1. Field of Invention
This invention relates to the use of electron irradiation and grinding along with an air classifier for the degradation of fluoropolymers, particularly polytetrafluoroethylene, to a uniform size and corresponding reduced molecular weight.
2. Description of the Prior Art
It is well-known in the prior art to use electron irradiation to degrade polytetrafluoroethylene (PTFE) so as to reduce its molecular weight resulting in a fine particle powder for use as a dry lubricant in paints and ink.
An early example of such a process is disclosed in U.S. Pat. No. 3,766,031 to Dillon wherein PTFE was exposed to electron irradiation. This process, however, was deficient in that there was no cooling apparatus and the PTFE was not irradiated uniformly.
The irradiation processes of the early prior art which irradiated the PTFE in trays were inefficient due to overscan of the trays, the gaps between the trays and the penetration characteristics of an electron beam. That is, the need to assure complete and uniform irradiation of a tray requires some overscan by the radiation and an efficiency loss of 5 to 15%. Likewise, there is usually some space between the trays of material which causes a further 10 to 15% loss of efficiency. However, the largest efficiency loss arises out of the fact that the dose received by the material varies with material depth. Typically, the dose at the surface is taken as the nominal dose for the material. Beam energy and/or material depth is adjusted so that an equal dose is effected at the opposite surface of the material. Radiation which passes entirely through the product is not utilized. Radiation in excess of the nominal dose is likewise not used. This causes further inefficiency, and in some instances may result in undesired properties of the resultant product. This depth-dose characteristic can cause processing inefficiency of up to 50%.
U.S. Pat. Nos. 4,748,005 and 4,777,192 issued to Neuberg and the instant inventor disclose water cooling, either with a water jacket or by direct spraying onto the PTFE, during electron irradiation of a selected portion of the PTFE while in a processing vessel. These processes result in a uniformly irradiated product. However, the uniformly irradiated product is of poor quality in that the resulting powder particles are of widely varying sizes and is not cost effective in that particles which are mechanically comminuted to a small size need less radiation than do other particles.
These references are designed for batch operation, which adds to the energy and economical inefficiency.

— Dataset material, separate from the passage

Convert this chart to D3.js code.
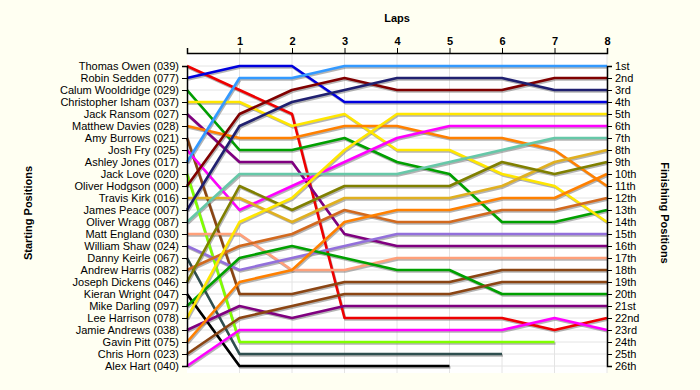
<!DOCTYPE html>
<html>
<head>
<meta charset="utf-8">
<script src="https://cdn.jsdelivr.net/npm/d3@7"></script>
<style>
  body { margin: 0; background: #fffff2; }
  text { font-family: Arial, "Liberation Sans", sans-serif; }
</style>
</head>
<body>
<div id="chart"></div>
<script>
// Drivers in starting order
const drivers = [
  "Thomas Owen (039)", "Robin Sedden (077)", "Calum Wooldridge (029)", "Christopher Isham (037)",
  "Jack Ransom (027)", "Matthew Davies (028)", "Amy Burrows (021)", "Josh Fry (025)",
  "Ashley Jones (017)", "Jack Love (020)", "Oliver Hodgson (000)", "Travis Kirk (016)",
  "James Peace (007)", "Oliver Wragg (087)", "Matt England (030)", "William Shaw (024)",
  "Danny Keirle (067)", "Andrew Harris (082)", "Joseph Dickens (046)", "Kieran Wright (047)",
  "Mike Darling (097)", "Lee Harrison (078)", "Jamie Andrews (038)", "Gavin Pitt (075)",
  "Chris Horn (023)", "Alex Hart (040)"
];

const colors = [
  "#ee0000", "#0000dd", "#00a000", "#ffe600", "#800080", "#ff8000", "#8b4513", "#ff00ff",
  "#3399ff", "#80ff00", "#800000", "#e0b020", "#202070", "#66c8a8", "#ffa07a", "#9370db",
  "#2f4f4f", "#d2691e", "#808000", "#000000", "#00a000", "#ffe600", "#800080", "#ff8000",
  "#8b4513", "#ff00ff"
];

// Position of each driver at lap 0..8 (shorter arrays = retired)
const positions = [
  [1, 3, 5, 22, 22, 22, 22, 23, 22],
  [2, 1, 1, 4, 4, 4, 4, 4, 4],
  [3, 8, 8, 7, 9, 10, 14, 14, 13],
  [4, 4, 6, 5, 8, 8, 10, 11, 14],
  [5, 9, 9, 15, 16, 16, 16, 16, 16],
  [6, 7, 7, 6, 6, 7, 7, 8, 11],
  [7, 20, 20, 19, 19, 19, 18, 18, 18],
  [8, 13, 11, 9, 7, 6, 6, 6, 6],
  [9, 2, 2, 1, 1, 1, 1, 1, 1],
  [10, 24, 24, 24, 24, 24, 24, 24],
  [11, 5, 3, 2, 3, 3, 3, 2, 2],
  [12, 12, 14, 12, 12, 12, 11, 9, 8],
  [13, 6, 4, 3, 2, 2, 2, 3, 3],
  [14, 10, 10, 10, 10, 9, 8, 7, 7],
  [15, 15, 18, 18, 17, 17, 17, 17, 17],
  [16, 18, 17, 16, 15, 15, 15, 15, 15],
  [17, 25, 25, 25, 25, 25, 25],
  [18, 16, 15, 13, 14, 14, 13, 13, 12],
  [19, 11, 13, 11, 11, 11, 9, 10, 9],
  [20, 26, 26, 26, 26, 26],
  [21, 17, 16, 17, 18, 18, 20, 20, 20],
  [22, 14, 12, 8, 5, 5, 5, 5, 5],
  [23, 21, 22, 21, 21, 21, 21, 21, 21],
  [24, 19, 18, 14, 13, 13, 12, 12, 10],
  [25, 22, 21, 20, 20, 20, 19, 19, 19],
  [26, 23, 23, 23, 23, 23, 23, 22, 23]
];

const laps = [0, 1, 2, 3, 4, 5, 6, 7, 8];
const lapLabels = ["", "1", "2", "3", "4", "5", "6", "7", "8"];
const finishLabels = [
  "1st", "2nd", "3rd", "4th", "5th", "6th", "7th", "8th", "9th", "10th", "11th", "12th", "13th",
  "14th", "15th", "16th", "17th", "18th", "19th", "20th", "21st", "22nd", "23rd", "24th", "25th", "26th"
];

const margin = { top: 53, right: 93, bottom: 17, left: 187 };
const width = 700 - margin.left - margin.right;
const height = 390 - margin.top - margin.bottom;

const svg = d3.select("#chart")
    .append("svg")
    .attr("width", 700)
    .attr("height", 390);

const g = svg.append("g")
    .attr("transform", `translate(${margin.left},${margin.top})`);

const x = d3.scaleLinear().domain([0, 8]).range([0, width]);
const y = d3.scaleLinear().domain([1, 26]).range([13, 313]);
const posList = d3.range(1, 27);

// plot background
g.append("rect")
    .attr("width", width)
    .attr("height", height)
    .attr("fill", "#ffffff");

// grid
g.selectAll(".hgrid")
    .data(posList)
    .enter().append("line")
    .attr("x1", 0).attr("x2", width)
    .attr("y1", d => y(d)).attr("y2", d => y(d))
    .attr("stroke", "#e4e4e4");

g.selectAll(".vgrid")
    .data(laps.slice(1))
    .enter().append("line")
    .attr("x1", d => x(d)).attr("x2", d => x(d))
    .attr("y1", 0).attr("y2", height)
    .attr("stroke", "#e4e4e4");

// lines
const line = d3.line()
    .x((d, i) => x(laps[i]))
    .y(d => y(d));

g.selectAll(".shadow")
    .data(positions)
    .enter().append("path")
    .attr("d", line)
    .attr("fill", "none")
    .attr("stroke", "#777")
    .attr("stroke-opacity", 0.55)
    .attr("stroke-width", 2.5)
    .attr("transform", "translate(1,1.5)");

g.selectAll(".lap-line")
    .data(positions)
    .enter().append("path")
    .attr("class", "lap-line")
    .attr("d", line)
    .attr("fill", "none")
    .attr("stroke", (d, i) => colors[i])
    .attr("stroke-width", 2.6)
    .attr("stroke-linejoin", "round");

// axes
const leftAxis = d3.axisLeft(y)
    .tickValues(posList)
    .tickSize(5)
    .tickFormat(d => drivers[d - 1]);

const rightAxis = d3.axisRight(y)
    .tickValues(posList)
    .tickSize(5)
    .tickFormat(d => finishLabels[d - 1]);

const topAxis = d3.axisTop(x)
    .tickValues(laps)
    .tickSize(5)
    .tickFormat(d => lapLabels[d]);

g.append("g")
    .attr("class", "axis")
    .call(leftAxis)
    .call(a => a.selectAll("text").attr("x", -8));

g.append("g")
    .attr("class", "axis")
    .attr("transform", `translate(${width},0)`)
    .call(rightAxis)
    .call(a => a.selectAll("text").attr("x", 8));

g.append("g")
    .attr("class", "axis top")
    .call(topAxis)
    .call(a => a.selectAll("text").attr("font-weight", "bold"));

svg.selectAll(".axis path.domain").attr("stroke", "#000").attr("stroke-width", 1.5);
svg.selectAll(".axis line").attr("stroke", "#000");
svg.selectAll(".axis text")
    .attr("fill", "#000")
    .attr("font-size", 11)
    .attr("font-family", "Arial, 'Liberation Sans', sans-serif");

// titles
svg.append("text")
    .attr("x", margin.left + width / 2)
    .attr("y", 22)
    .attr("text-anchor", "middle")
    .attr("font-size", 11)
    .attr("font-weight", "bold")
    .text("Laps");

svg.append("text")
    .attr("transform", `translate(32,${margin.top + height / 2}) rotate(-90)`)
    .attr("text-anchor", "middle")
    .attr("font-size", 11)
    .attr("font-weight", "bold")
    .text("Starting Positions");

svg.append("text")
    .attr("transform", `translate(661,${margin.top + height / 2}) rotate(90)`)
    .attr("text-anchor", "middle")
    .attr("font-size", 11)
    .attr("font-weight", "bold")
    .text("Finishing Positions");
</script>
</body>
</html>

These references use a ribbon blender which requires large energy expenditures. Further, the apparatus of these references tended to fluidize PTFE. Additionally, the use of direct water cooling prevents proper degradation of the PTFE resulting in an inferior product. The use of direct water cooling also results in a great quantity of waste steam which contains fluorine gas, which combines with water to form hydrofluoric acid. Similarly, the use of a water jacket raises the concern that the water should be supplied at a temperature which is above the dew point of the surrounding air to avoid condensation. This may lead to the use of large quantities of water at elevated temperatures, and even the use of a water-to-water heat exchanger which adds to the complexity of the apparatus.